Still, Milano said, the I-95 and Delaware Avenue barrier to the park is a drag.

Things are likely to get even more challenging when several I-95 interchanges go through construction, Akeley said. In fact, the streets that one can take to get to the park may change, he said.

Possible solutions could include crosswalks and traffic lights or traffic slowing devices, he said, and even a trail of fishes, painted on the road or sidewalk, could help people find their way to the park.

Joan Blaustein, director of environment, stewardship and education for Fairmount Park, said that every idea was welcome at Thursday’s meeting – no matter how simple or complicated, inexpensive or pricey.

But at the second public meeting, set for April 30, choices will have to be made, she said. For example, she said, a connection to the river’s edge could be through a pier, but research might show that the cost – and the necessary permits – are prohibitive. About two-thirds of the park is open space that some people may want to stay as-is, she said. Others may want some of it to be planted with shade trees, or become home to a performance space, so balance must be found.

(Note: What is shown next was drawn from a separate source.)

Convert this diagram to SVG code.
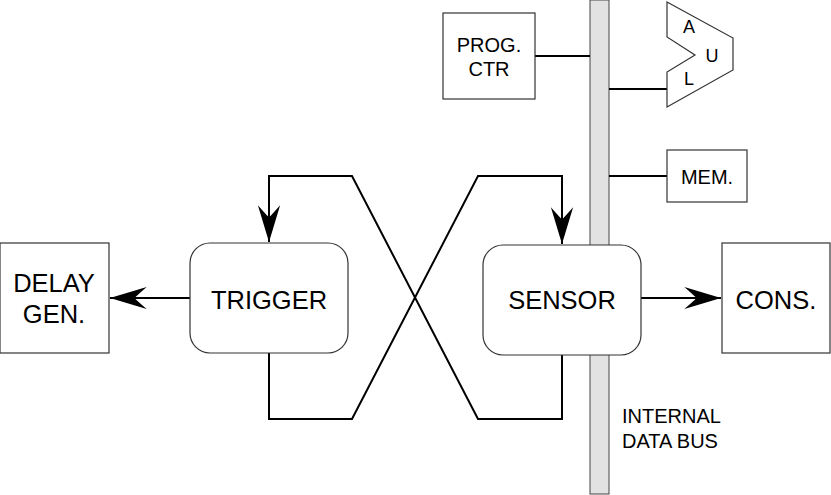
<svg xmlns="http://www.w3.org/2000/svg" width="831" height="495" viewBox="0 0 831 495">
<defs>
<style>
.box{fill:#fff;stroke:#333;stroke-width:1.2}
.wire{fill:none;stroke:#000;stroke-width:2}
.t{font-family:"Liberation Sans",Arial,sans-serif;fill:#000;text-anchor:middle}
.big{font-size:25.5px}
.sm{font-size:20px}
.alu{font-size:18px}
</style>
<marker id="ah" markerUnits="userSpaceOnUse" markerWidth="40" markerHeight="30" viewBox="-34 -12 36 24" refX="0" refY="0" orient="auto">
<path d="M0,0 L-33,-10 Q-25,-3 -22,0 Q-25,3 -33,10 Z" fill="#000"/>
</marker>
</defs>
<rect id="bus" x="590" y="0" width="19" height="494" fill="#e2e2e2" stroke="#444" stroke-width="1"/>
<g id="connectors">
<line class="wire" x1="535" y1="56" x2="590" y2="56"/>
<line class="wire" x1="609" y1="89" x2="667" y2="89"/>
<line class="wire" x1="609" y1="176" x2="667" y2="176"/>
<polyline class="wire" points="562,353 562,419 478,419 352,176 269,176 269,242" marker-end="url(#ah)"/>
<polyline class="wire" points="269,353 269,419 352,419 478,176 562,176 562,244" marker-end="url(#ah)"/>
<line class="wire" x1="190" y1="298" x2="110" y2="298" marker-end="url(#ah)"/>
<line class="wire" x1="641" y1="298" x2="721" y2="298" marker-end="url(#ah)"/>
</g>
<g id="prog-ctr">
<rect class="box" x="443" y="13" width="92" height="86"/>
<text class="t sm" x="489" y="52">PROG.</text>
<text class="t sm" x="489" y="76">CTR</text>
</g>
<g id="alu">
<polygon class="box" points="667,2 733,38 733,70 667,107 667,72 695,55 667,37"/>
<text class="t alu" x="689" y="33">A</text>
<text class="t alu" x="712" y="62">U</text>
<text class="t alu" x="689" y="85">L</text>
</g>
<g id="mem">
<rect class="box" x="667" y="150" width="80" height="52"/>
<text class="t sm" x="707" y="184">MEM.</text>
</g>
<g id="delay-gen">
<rect class="box" x="0" y="243" width="109" height="110"/>
<text class="t big" x="54" y="292">DELAY</text>
<text class="t big" x="54" y="323">GEN.</text>
</g>
<g id="trigger">
<rect class="box" x="190" y="243" width="158" height="110" rx="20" ry="20"/>
<text class="t big" x="269" y="309">TRIGGER</text>
</g>
<g id="sensor">
<rect class="box" x="483" y="245" width="158" height="110" rx="20" ry="20"/>
<text class="t big" x="562" y="309">SENSOR</text>
</g>
<g id="cons">
<rect class="box" x="722" y="243" width="108" height="110"/>
<text class="t big" x="776" y="309">CONS.</text>
</g>
<g id="bus-label">
<text class="t sm" x="622" y="423" style="text-anchor:start">INTERNAL</text>
<text class="t sm" x="622" y="448" style="text-anchor:start">DATA BUS</text>
</g>
</svg>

Some ideas may just not work at the park, she said. “It’s only 7 acres, so it’s not a likely spot for a soccer field.”

The public’s priorities will lead to a draft of the master plan that will be presented for review at a June public meeting, and then the final version will be unveiled in September, Haynes said.

Blaustein, from Fairmont Park, said no one knows how long it will take to implement the plan – it depends on funding.